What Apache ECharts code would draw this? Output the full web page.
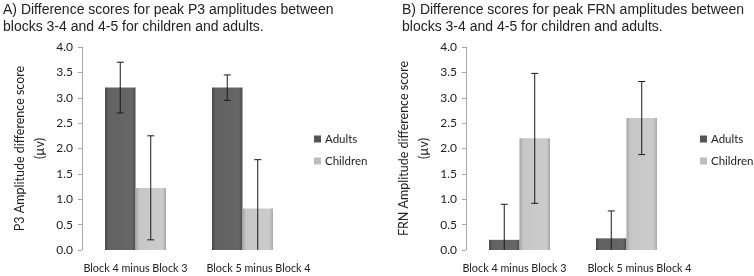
<!DOCTYPE html>
<html>
<head>
<meta charset="utf-8">
<script src="https://cdn.jsdelivr.net/npm/echarts@6/dist/echarts.min.js"></script>
<style>
  html, body { margin: 0; padding: 0; background: #fff; }
  #chart { width: 754px; height: 276px; }
</style>
</head>
<body>
<div id="chart"></div>
<script>
// categories shared by both panels
const categories = ["Block 4 minus Block 3", "Block 5 minus Block 4"];

// Panel A - P3
const p3Adults = [3.2, 3.2];
const p3AdultsLow = [2.7, 2.95];
const p3AdultsHigh = [3.7, 3.45];
const p3Children = [1.22, 0.82];
const p3ChildrenLow = [0.2, -0.14];
const p3ChildrenHigh = [2.25, 1.78];

// Panel B - FRN
const frnAdults = [0.2, 0.23];
const frnAdultsLow = [-0.5, -0.31];
const frnAdultsHigh = [0.9, 0.77];
const frnChildren = [2.2, 2.6];
const frnChildrenLow = [0.92, 1.88];
const frnChildrenHigh = [3.48, 3.32];

const BAR_SHARE = 0.285; // bar width as share of the category band

const adultFill = new echarts.graphic.LinearGradient(0, 0, 1, 0, [
  {offset: 0, color: "#474747"},
  {offset: 0.12, color: "#626262"},
  {offset: 0.88, color: "#666666"},
  {offset: 1, color: "#4a4a4a"},
]);
const childFill = new echarts.graphic.LinearGradient(0, 0, 1, 0, [
  {offset: 0, color: "#a4a4a4"},
  {offset: 0.12, color: "#c6c6c6"},
  {offset: 0.88, color: "#cbcbcb"},
  {offset: 1, color: "#a8a8a8"},
]);

const font = "Lato, 'Open Sans', sans-serif";

// error bar drawn next to the bar centre (side: -1 left bar, +1 right bar)
const errorSeries = (name, idx, low, high, side) => ({
  name,
  type: "custom",
  xAxisIndex: idx,
  yAxisIndex: idx,
  clip: true,
  silent: true,
  z: 5,
  data: low.map((l, i) => [i, l, high[i]]),
  renderItem: (params, api) => {
    const band = api.size([1, 0])[0];
    const dx = side * band * BAR_SHARE / 2;
    const lo = api.coord([api.value(0), api.value(1)]);
    const hi = api.coord([api.value(0), api.value(2)]);
    const x = lo[0] + dx;
    const cap = 3.5;
    const style = {stroke: "#1a1a1a", lineWidth: 1};
    return {
      type: "group",
      children: [
        {type: "line", shape: {x1: x, y1: lo[1], x2: x, y2: hi[1]}, style},
        {type: "line", shape: {x1: x - cap, y1: hi[1], x2: x + cap, y2: hi[1]}, style},
        {type: "line", shape: {x1: x - cap, y1: lo[1], x2: x + cap, y2: lo[1]}, style},
      ],
    };
  },
});

const barSeries = (name, idx, data, fill) => ({
  name,
  type: "bar",
  xAxisIndex: idx,
  yAxisIndex: idx,
  data,
  barWidth: (BAR_SHARE * 100) + "%",
  barGap: "0%",
  itemStyle: {color: fill},
});

const makeYAxis = (idx, title) => ({
  type: "value",
  gridIndex: idx,
  min: 0,
  max: 4,
  interval: 0.5,
  name: title,
  nameLocation: "middle",
  nameRotate: 90,
  nameGap: 32,
  nameTextStyle: {fontFamily: font, fontSize: 12.5, color: "#222", lineHeight: 20},
  axisLine: {show: true, lineStyle: {color: "#a8a8a8"}},
  axisTick: {show: true, length: 4, lineStyle: {color: "#a8a8a8"}},
  splitLine: {show: false},
  axisLabel: {
    fontFamily: font,
    fontSize: 12,
    color: "#222",
    margin: 9,
    formatter: (v) => v.toFixed(1),
  },
});

// shifts: label nudges (px) so the labels sit as in the original layout
const makeXAxis = (idx, shifts) => ({
  type: "category",
  gridIndex: idx,
  data: categories.map((c, i) => ({
    value: c,
    textStyle: {padding: shifts[i] > 0 ? [0, 0, 0, 2 * shifts[i]] : [0, -2 * shifts[i], 0, 0]},
  })),
  axisLine: {show: false},
  axisTick: {show: false},
  axisLabel: {interval: 0, fontFamily: font, fontSize: 10.8, color: "#222", margin: 13},
});

const legendData = [
  {name: "Adults", itemStyle: {color: "#555555"}},
  {name: "Children", itemStyle: {color: "#bdbdbd"}},
];

const makeLegend = (left) => ({
  orient: "vertical",
  left,
  top: 128,
  icon: "rect",
  itemWidth: 7,
  itemHeight: 7,
  itemGap: 10,
  data: legendData,
  selectedMode: false,
  textStyle: {fontFamily: font, fontSize: 11.5, color: "#222", padding: [0, 0, 0, -1]},
});

const chart = echarts.init(document.getElementById("chart"), null, {renderer: "canvas"});

chart.setOption({
  animation: false,
  backgroundColor: "#ffffff",
  title: [
    {
      text: "A) Difference scores for peak P3 amplitudes between\nblocks 3-4 and 4-5 for children and adults.",
      left: 3,
      top: 2,
      padding: 0,
      textStyle: {fontFamily: "'Liberation Sans', Arial, sans-serif", fontSize: 14, fontWeight: "normal", color: "#222", lineHeight: 17},
    },
    {
      text: "B) Difference scores for peak FRN amplitudes between\nblocks 3-4 and 4-5 for children and adults.",
      left: 402,
      top: 2,
      padding: 0,
      textStyle: {fontFamily: "'Liberation Sans', Arial, sans-serif", fontSize: 14, fontWeight: "normal", color: "#222", lineHeight: 17},
    },
  ],
  legend: [makeLegend(309), makeLegend(695)],
  grid: [
    {left: 82, top: 47, width: 214, height: 203},
    {left: 466, top: 47, width: 214, height: 203},
  ],
  xAxis: [makeXAxis(0, [0, 16]), makeXAxis(1, [-5, 13])],
  yAxis: [
    makeYAxis(0, "P3 Amplitude difference score\n(µv)"),
    makeYAxis(1, "FRN Amplitude difference score\n(µv)"),
  ],
  series: [
    barSeries("Adults", 0, p3Adults, adultFill),
    barSeries("Children", 0, p3Children, childFill),
    errorSeries("Adults", 0, p3AdultsLow, p3AdultsHigh, -1),
    errorSeries("Children", 0, p3ChildrenLow, p3ChildrenHigh, 1),
    barSeries("Adults", 1, frnAdults, adultFill),
    barSeries("Children", 1, frnChildren, childFill),
    errorSeries("Adults", 1, frnAdultsLow, frnAdultsHigh, -1),
    errorSeries("Children", 1, frnChildrenLow, frnChildrenHigh, 1),
  ],
});
</script>
</body>
</html>
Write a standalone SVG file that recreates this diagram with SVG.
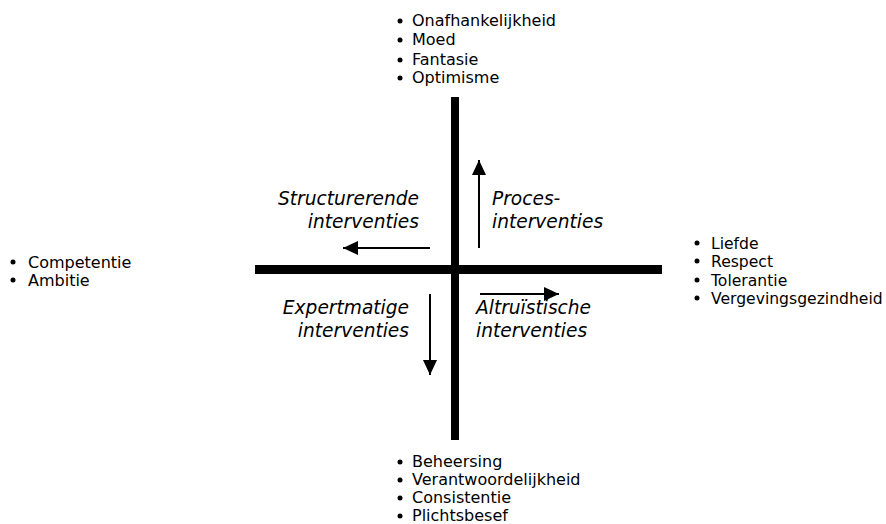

════════════════

Copy the entries exactly. Leave out the images.

#### [Answer to the exercise]
What Apache ECharts code would draw this? Output the full web page.
<!DOCTYPE html>
<html>
<head>
<meta charset="utf-8">
<script src="https://cdn.jsdelivr.net/npm/echarts@6/dist/echarts.min.js"></script>
<style>
  html, body { margin: 0; padding: 0; background: #fff; }
  #chart { width: 754px; height: 276px; }
</style>
</head>
<body>
<div id="chart"></div>
<script>
// categories shared by both panels
const categories = ["Block 4 minus Block 3", "Block 5 minus Block 4"];

// Panel A - P3
const p3Adults = [3.2, 3.2];
const p3AdultsLow = [2.7, 2.95];
const p3AdultsHigh = [3.7, 3.45];
const p3Children = [1.22, 0.82];
const p3ChildrenLow = [0.2, -0.14];
const p3ChildrenHigh = [2.25, 1.78];

// Panel B - FRN
const frnAdults = [0.2, 0.23];
const frnAdultsLow = [-0.5, -0.31];
const frnAdultsHigh = [0.9, 0.77];
const frnChildren = [2.2, 2.6];
const frnChildrenLow = [0.92, 1.88];
const frnChildrenHigh = [3.48, 3.32];

const BAR_SHARE = 0.285; // bar width as share of the category band

const adultFill = new echarts.graphic.LinearGradient(0, 0, 1, 0, [
  {offset: 0, color: "#474747"},
  {offset: 0.12, color: "#626262"},
  {offset: 0.88, color: "#666666"},
  {offset: 1, color: "#4a4a4a"},
]);
const childFill = new echarts.graphic.LinearGradient(0, 0, 1, 0, [
  {offset: 0, color: "#a4a4a4"},
  {offset: 0.12, color: "#c6c6c6"},
  {offset: 0.88, color: "#cbcbcb"},
  {offset: 1, color: "#a8a8a8"},
]);

const font = "Lato, 'Open Sans', sans-serif";

// error bar drawn next to the bar centre (side: -1 left bar, +1 right bar)
const errorSeries = (name, idx, low, high, side) => ({
  name,
  type: "custom",
  xAxisIndex: idx,
  yAxisIndex: idx,
  clip: true,
  silent: true,
  z: 5,
  data: low.map((l, i) => [i, l, high[i]]),
  renderItem: (params, api) => {
    const band = api.size([1, 0])[0];
    const dx = side * band * BAR_SHARE / 2;
    const lo = api.coord([api.value(0), api.value(1)]);
    const hi = api.coord([api.value(0), api.value(2)]);
    const x = lo[0] + dx;
    const cap = 3.5;
    const style = {stroke: "#1a1a1a", lineWidth: 1};
    return {
      type: "group",
      children: [
        {type: "line", shape: {x1: x, y1: lo[1], x2: x, y2: hi[1]}, style},
        {type: "line", shape: {x1: x - cap, y1: hi[1], x2: x + cap, y2: hi[1]}, style},
        {type: "line", shape: {x1: x - cap, y1: lo[1], x2: x + cap, y2: lo[1]}, style},
      ],
    };
  },
});

const barSeries = (name, idx, data, fill) => ({
  name,
  type: "bar",
  xAxisIndex: idx,
  yAxisIndex: idx,
  data,
  barWidth: (BAR_SHARE * 100) + "%",
  barGap: "0%",
  itemStyle: {color: fill},
});

const makeYAxis = (idx, title) => ({
  type: "value",
  gridIndex: idx,
  min: 0,
  max: 4,
  interval: 0.5,
  name: title,
  nameLocation: "middle",
  nameRotate: 90,
  nameGap: 32,
  nameTextStyle: {fontFamily: font, fontSize: 12.5, color: "#222", lineHeight: 20},
  axisLine: {show: true, lineStyle: {color: "#a8a8a8"}},
  axisTick: {show: true, length: 4, lineStyle: {color: "#a8a8a8"}},
  splitLine: {show: false},
  axisLabel: {
    fontFamily: font,
    fontSize: 12,
    color: "#222",
    margin: 9,
    formatter: (v) => v.toFixed(1),
  },
});

// shifts: label nudges (px) so the labels sit as in the original layout
const makeXAxis = (idx, shifts) => ({
  type: "category",
  gridIndex: idx,
  data: categories.map((c, i) => ({
    value: c,
    textStyle: {padding: shifts[i] > 0 ? [0, 0, 0, 2 * shifts[i]] : [0, -2 * shifts[i], 0, 0]},
  })),
  axisLine: {show: false},
  axisTick: {show: false},
  axisLabel: {interval: 0, fontFamily: font, fontSize: 10.8, color: "#222", margin: 13},
});

const legendData = [
  {name: "Adults", itemStyle: {color: "#555555"}},
  {name: "Children", itemStyle: {color: "#bdbdbd"}},
];

const makeLegend = (left) => ({
  orient: "vertical",
  left,
  top: 128,
  icon: "rect",
  itemWidth: 7,
  itemHeight: 7,
  itemGap: 10,
  data: legendData,
  selectedMode: false,
  textStyle: {fontFamily: font, fontSize: 11.5, color: "#222", padding: [0, 0, 0, -1]},
});

const chart = echarts.init(document.getElementById("chart"), null, {renderer: "canvas"});

chart.setOption({
  animation: false,
  backgroundColor: "#ffffff",
  title: [
    {
      text: "A) Difference scores for peak P3 amplitudes between\nblocks 3-4 and 4-5 for children and adults.",
      left: 3,
      top: 2,
      padding: 0,
      textStyle: {fontFamily: "'Liberation Sans', Arial, sans-serif", fontSize: 14, fontWeight: "normal", color: "#222", lineHeight: 17},
    },
    {
      text: "B) Difference scores for peak FRN amplitudes between\nblocks 3-4 and 4-5 for children and adults.",
      left: 402,
      top: 2,
      padding: 0,
      textStyle: {fontFamily: "'Liberation Sans', Arial, sans-serif", fontSize: 14, fontWeight: "normal", color: "#222", lineHeight: 17},
    },
  ],
  legend: [makeLegend(309), makeLegend(695)],
  grid: [
    {left: 82, top: 47, width: 214, height: 203},
    {left: 466, top: 47, width: 214, height: 203},
  ],
  xAxis: [makeXAxis(0, [0, 16]), makeXAxis(1, [-5, 13])],
  yAxis: [
    makeYAxis(0, "P3 Amplitude difference score\n(µv)"),
    makeYAxis(1, "FRN Amplitude difference score\n(µv)"),
  ],
  series: [
    barSeries("Adults", 0, p3Adults, adultFill),
    barSeries("Children", 0, p3Children, childFill),
    errorSeries("Adults", 0, p3AdultsLow, p3AdultsHigh, -1),
    errorSeries("Children", 0, p3ChildrenLow, p3ChildrenHigh, 1),
    barSeries("Adults", 1, frnAdults, adultFill),
    barSeries("Children", 1, frnChildren, childFill),
    errorSeries("Adults", 1, frnAdultsLow, frnAdultsHigh, -1),
    errorSeries("Children", 1, frnChildrenLow, frnChildrenHigh, 1),
  ],
});
</script>
</body>
</html>
Write a standalone SVG file that recreates this diagram with SVG.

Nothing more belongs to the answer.